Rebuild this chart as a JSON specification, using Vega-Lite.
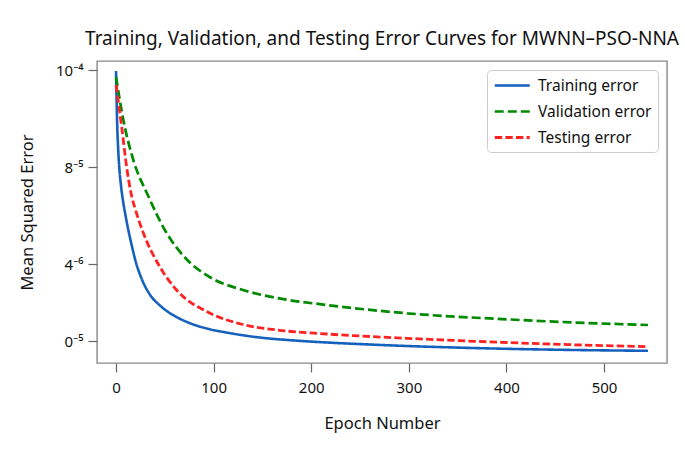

* * *

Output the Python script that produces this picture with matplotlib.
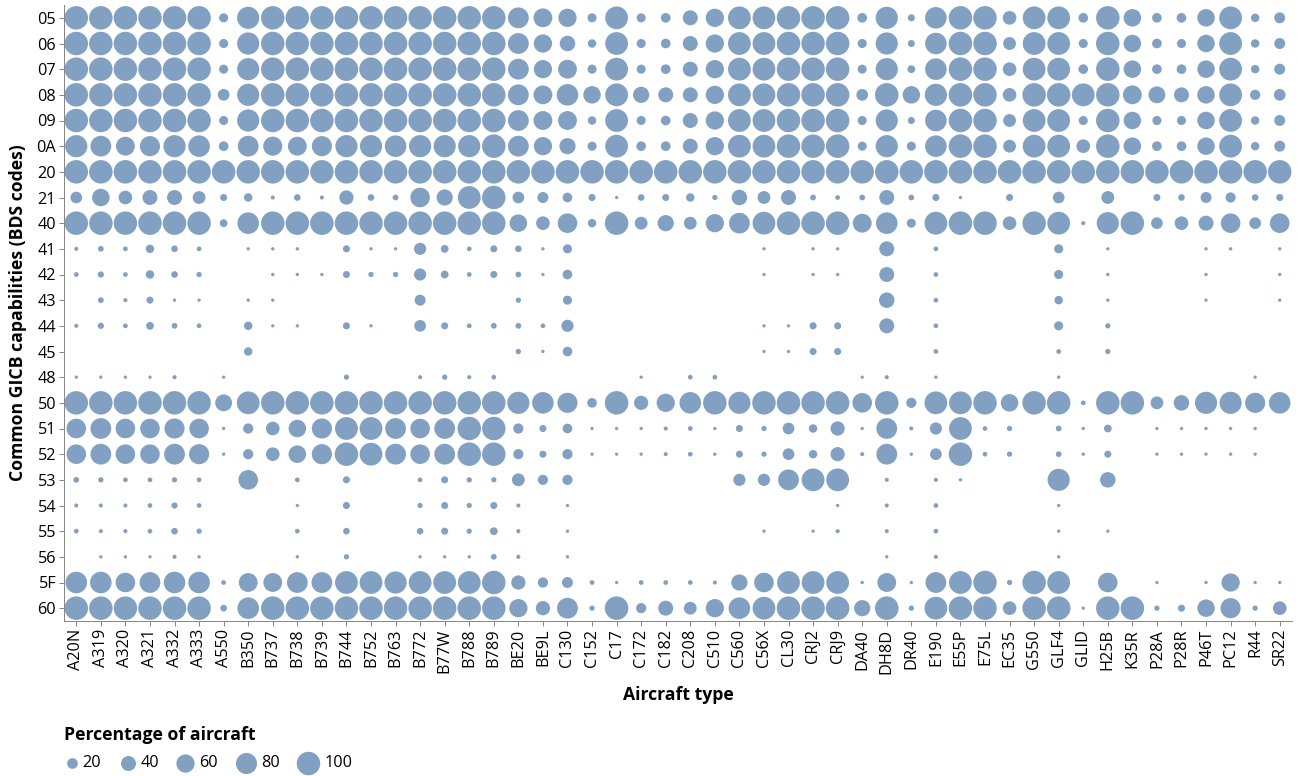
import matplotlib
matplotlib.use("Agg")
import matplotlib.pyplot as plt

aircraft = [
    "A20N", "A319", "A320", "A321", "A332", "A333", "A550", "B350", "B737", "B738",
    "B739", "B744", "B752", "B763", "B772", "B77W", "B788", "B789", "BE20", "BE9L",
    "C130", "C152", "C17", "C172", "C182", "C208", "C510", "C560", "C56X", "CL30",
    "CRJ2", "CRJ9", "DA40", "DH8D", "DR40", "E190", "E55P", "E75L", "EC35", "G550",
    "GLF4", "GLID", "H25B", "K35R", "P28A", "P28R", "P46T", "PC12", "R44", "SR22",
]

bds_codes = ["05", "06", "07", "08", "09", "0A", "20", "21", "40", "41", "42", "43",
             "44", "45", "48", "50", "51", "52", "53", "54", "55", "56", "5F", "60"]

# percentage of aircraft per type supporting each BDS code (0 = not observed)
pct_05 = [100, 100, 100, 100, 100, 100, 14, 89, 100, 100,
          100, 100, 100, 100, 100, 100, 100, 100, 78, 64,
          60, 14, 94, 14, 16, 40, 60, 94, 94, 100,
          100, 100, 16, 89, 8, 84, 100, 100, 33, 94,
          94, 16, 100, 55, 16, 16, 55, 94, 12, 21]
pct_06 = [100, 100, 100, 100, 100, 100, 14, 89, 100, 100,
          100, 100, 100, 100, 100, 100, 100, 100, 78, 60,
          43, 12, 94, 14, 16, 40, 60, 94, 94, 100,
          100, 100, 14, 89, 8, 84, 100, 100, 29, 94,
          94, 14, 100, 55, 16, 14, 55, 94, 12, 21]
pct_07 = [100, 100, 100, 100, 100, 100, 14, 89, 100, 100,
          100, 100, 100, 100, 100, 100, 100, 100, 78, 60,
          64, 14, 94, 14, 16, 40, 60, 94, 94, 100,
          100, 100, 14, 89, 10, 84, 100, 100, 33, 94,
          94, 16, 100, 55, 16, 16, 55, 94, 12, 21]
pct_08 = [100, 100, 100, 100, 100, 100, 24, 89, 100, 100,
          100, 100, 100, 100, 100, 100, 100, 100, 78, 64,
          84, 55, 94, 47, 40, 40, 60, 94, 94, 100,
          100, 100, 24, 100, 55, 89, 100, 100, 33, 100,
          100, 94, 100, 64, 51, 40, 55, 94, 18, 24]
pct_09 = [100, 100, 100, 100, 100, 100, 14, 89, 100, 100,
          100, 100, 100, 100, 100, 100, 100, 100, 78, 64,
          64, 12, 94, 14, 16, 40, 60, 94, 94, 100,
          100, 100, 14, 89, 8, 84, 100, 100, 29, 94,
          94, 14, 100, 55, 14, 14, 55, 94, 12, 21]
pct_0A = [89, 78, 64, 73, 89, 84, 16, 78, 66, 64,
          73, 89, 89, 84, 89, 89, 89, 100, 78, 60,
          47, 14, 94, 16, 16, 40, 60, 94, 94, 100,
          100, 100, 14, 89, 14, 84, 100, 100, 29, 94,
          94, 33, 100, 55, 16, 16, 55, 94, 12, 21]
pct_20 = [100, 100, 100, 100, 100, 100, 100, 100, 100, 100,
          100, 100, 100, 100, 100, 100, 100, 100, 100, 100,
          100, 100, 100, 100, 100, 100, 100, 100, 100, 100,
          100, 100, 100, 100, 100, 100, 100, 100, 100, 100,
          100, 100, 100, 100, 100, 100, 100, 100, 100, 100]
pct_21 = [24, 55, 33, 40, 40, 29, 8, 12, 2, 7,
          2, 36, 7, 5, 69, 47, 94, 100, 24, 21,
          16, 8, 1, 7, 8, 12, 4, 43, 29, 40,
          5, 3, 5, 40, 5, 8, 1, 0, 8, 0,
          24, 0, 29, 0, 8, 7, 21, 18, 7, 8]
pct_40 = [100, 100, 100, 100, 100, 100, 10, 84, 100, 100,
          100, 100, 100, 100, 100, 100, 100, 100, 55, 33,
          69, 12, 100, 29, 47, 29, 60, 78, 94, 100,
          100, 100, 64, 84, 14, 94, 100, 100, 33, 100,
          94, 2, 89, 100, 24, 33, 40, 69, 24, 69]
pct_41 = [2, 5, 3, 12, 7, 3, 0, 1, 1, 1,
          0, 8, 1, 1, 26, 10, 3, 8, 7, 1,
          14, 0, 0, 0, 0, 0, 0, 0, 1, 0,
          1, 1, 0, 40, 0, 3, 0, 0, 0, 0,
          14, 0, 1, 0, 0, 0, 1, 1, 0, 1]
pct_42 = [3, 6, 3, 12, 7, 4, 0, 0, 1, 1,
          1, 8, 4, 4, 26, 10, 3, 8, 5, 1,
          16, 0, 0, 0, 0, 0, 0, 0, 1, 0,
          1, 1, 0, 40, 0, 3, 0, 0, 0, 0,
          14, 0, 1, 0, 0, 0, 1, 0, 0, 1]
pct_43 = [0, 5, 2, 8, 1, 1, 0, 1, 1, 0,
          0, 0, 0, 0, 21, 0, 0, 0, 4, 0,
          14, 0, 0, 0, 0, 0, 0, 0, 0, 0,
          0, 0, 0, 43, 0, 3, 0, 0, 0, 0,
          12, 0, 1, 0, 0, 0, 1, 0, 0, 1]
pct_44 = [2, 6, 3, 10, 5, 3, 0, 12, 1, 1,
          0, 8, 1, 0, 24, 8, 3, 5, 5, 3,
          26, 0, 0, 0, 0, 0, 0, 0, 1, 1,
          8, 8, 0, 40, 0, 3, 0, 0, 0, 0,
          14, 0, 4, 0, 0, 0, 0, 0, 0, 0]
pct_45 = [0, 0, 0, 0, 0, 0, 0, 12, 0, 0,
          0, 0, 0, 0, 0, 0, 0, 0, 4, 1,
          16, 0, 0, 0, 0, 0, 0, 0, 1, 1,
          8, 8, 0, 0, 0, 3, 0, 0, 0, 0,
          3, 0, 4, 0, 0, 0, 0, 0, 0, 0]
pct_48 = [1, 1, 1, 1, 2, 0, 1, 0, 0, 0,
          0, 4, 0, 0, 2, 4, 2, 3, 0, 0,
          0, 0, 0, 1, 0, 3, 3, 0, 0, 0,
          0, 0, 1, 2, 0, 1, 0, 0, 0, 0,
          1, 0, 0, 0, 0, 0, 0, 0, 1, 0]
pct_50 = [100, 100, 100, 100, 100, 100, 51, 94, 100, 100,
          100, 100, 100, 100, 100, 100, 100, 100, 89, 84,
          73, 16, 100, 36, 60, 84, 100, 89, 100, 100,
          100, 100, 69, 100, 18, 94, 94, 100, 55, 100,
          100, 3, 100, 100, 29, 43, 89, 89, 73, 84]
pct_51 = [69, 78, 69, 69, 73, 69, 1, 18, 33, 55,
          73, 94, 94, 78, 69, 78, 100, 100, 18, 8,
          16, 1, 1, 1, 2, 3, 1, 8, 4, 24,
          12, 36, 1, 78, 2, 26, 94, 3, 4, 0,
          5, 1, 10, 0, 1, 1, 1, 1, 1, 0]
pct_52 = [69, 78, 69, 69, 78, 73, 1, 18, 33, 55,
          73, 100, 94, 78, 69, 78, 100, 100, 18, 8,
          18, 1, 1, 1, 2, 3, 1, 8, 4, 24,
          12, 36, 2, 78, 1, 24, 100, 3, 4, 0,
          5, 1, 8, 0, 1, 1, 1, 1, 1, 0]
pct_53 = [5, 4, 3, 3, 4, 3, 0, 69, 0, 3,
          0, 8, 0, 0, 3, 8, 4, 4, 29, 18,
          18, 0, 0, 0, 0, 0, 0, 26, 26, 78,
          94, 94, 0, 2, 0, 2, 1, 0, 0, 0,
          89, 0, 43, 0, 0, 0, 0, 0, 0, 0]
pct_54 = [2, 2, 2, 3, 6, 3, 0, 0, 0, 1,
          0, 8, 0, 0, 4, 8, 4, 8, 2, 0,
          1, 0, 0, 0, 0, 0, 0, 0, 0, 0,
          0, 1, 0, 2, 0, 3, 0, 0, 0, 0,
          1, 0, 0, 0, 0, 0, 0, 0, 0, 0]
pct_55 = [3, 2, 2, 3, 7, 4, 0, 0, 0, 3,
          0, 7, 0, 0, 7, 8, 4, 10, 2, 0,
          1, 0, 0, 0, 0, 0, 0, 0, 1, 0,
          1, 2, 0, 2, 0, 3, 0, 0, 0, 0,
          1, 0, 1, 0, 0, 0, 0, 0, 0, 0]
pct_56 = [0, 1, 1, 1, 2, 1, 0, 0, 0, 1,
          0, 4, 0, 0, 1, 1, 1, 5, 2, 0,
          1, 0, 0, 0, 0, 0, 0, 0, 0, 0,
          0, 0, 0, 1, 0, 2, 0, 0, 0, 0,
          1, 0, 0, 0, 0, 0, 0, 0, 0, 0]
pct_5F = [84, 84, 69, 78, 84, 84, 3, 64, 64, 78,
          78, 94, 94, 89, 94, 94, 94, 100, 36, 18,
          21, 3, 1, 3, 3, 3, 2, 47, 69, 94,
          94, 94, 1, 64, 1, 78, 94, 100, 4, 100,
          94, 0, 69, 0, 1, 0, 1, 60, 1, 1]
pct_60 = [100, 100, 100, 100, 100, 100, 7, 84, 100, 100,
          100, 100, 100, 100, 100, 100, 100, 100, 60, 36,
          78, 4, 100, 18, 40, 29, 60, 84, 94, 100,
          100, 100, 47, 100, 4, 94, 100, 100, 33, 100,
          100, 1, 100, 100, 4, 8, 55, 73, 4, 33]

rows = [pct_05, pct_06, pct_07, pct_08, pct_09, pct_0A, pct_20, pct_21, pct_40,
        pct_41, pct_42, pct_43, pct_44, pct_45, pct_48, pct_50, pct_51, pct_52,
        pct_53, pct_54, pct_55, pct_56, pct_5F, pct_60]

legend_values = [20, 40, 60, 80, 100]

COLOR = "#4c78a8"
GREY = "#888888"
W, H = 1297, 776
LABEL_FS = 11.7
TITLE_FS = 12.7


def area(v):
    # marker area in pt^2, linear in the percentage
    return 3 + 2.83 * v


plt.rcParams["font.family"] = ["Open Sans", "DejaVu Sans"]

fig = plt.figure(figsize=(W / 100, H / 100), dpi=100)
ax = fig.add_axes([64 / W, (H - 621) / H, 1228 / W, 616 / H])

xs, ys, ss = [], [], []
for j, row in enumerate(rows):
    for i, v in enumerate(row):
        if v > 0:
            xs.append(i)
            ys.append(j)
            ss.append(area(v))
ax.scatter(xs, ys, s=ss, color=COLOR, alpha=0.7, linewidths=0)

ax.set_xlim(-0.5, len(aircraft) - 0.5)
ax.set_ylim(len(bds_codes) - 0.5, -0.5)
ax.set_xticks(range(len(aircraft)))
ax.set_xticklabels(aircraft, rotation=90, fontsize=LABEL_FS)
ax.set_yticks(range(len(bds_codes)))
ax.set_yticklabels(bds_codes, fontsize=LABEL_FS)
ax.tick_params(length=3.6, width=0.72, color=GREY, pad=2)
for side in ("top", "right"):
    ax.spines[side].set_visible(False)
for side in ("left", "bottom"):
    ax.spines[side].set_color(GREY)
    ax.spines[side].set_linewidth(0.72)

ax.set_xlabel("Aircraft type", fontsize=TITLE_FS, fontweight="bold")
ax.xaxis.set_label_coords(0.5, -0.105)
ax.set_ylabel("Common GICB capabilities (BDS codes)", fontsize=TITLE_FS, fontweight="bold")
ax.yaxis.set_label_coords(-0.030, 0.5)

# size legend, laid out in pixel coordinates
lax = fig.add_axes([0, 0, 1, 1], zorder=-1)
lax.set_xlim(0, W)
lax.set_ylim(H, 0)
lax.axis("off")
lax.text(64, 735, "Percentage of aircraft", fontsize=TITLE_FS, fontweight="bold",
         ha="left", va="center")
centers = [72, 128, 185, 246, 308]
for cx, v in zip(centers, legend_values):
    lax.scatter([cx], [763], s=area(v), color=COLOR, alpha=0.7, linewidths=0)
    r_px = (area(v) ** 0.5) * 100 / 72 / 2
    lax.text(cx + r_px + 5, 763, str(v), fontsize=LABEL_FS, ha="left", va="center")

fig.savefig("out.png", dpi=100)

---

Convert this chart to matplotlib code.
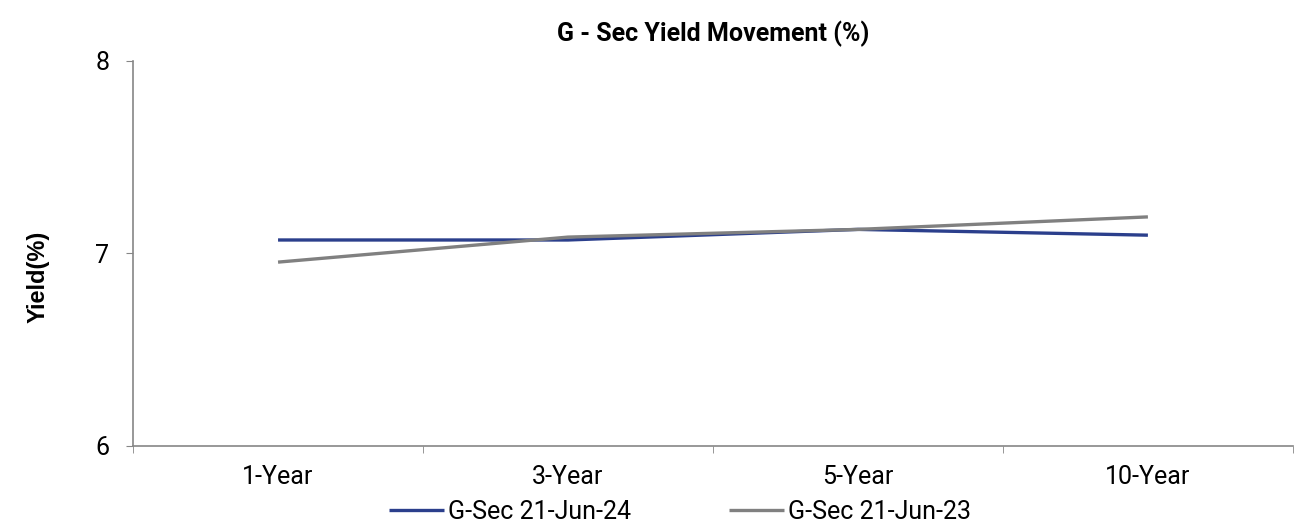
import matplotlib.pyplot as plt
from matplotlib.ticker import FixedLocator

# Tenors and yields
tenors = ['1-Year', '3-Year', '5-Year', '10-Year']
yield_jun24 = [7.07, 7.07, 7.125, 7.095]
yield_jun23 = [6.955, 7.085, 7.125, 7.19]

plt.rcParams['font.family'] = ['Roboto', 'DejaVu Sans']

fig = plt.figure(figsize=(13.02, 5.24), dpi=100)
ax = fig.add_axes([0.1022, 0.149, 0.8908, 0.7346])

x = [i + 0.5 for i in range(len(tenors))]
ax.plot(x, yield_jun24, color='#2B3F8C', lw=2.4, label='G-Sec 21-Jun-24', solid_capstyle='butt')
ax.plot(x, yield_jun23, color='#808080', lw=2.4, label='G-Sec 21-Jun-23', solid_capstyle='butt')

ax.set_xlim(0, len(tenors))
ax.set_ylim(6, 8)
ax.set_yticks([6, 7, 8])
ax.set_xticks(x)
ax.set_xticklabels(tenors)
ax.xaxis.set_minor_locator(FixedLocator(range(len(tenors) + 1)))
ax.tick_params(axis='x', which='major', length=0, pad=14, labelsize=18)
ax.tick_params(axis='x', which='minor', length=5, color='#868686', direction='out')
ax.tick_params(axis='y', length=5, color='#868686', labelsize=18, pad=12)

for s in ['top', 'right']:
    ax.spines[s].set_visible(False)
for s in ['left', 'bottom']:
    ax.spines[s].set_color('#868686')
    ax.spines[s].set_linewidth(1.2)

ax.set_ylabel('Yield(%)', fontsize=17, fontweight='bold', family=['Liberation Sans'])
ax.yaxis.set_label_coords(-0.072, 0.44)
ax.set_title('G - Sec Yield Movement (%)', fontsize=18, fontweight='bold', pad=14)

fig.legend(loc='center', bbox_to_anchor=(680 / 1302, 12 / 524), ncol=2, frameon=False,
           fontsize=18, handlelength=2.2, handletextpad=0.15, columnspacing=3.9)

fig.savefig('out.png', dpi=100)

WORK INSTRUCTIONS – Look through the data above. Find each line with the string "this" and copy it.

THE COMPLETED TASK –
Rebuild this chart as a JSON specification, using Vega-Lite.
Output the Python script that produces this picture with matplotlib.
Convert this chart to matplotlib code.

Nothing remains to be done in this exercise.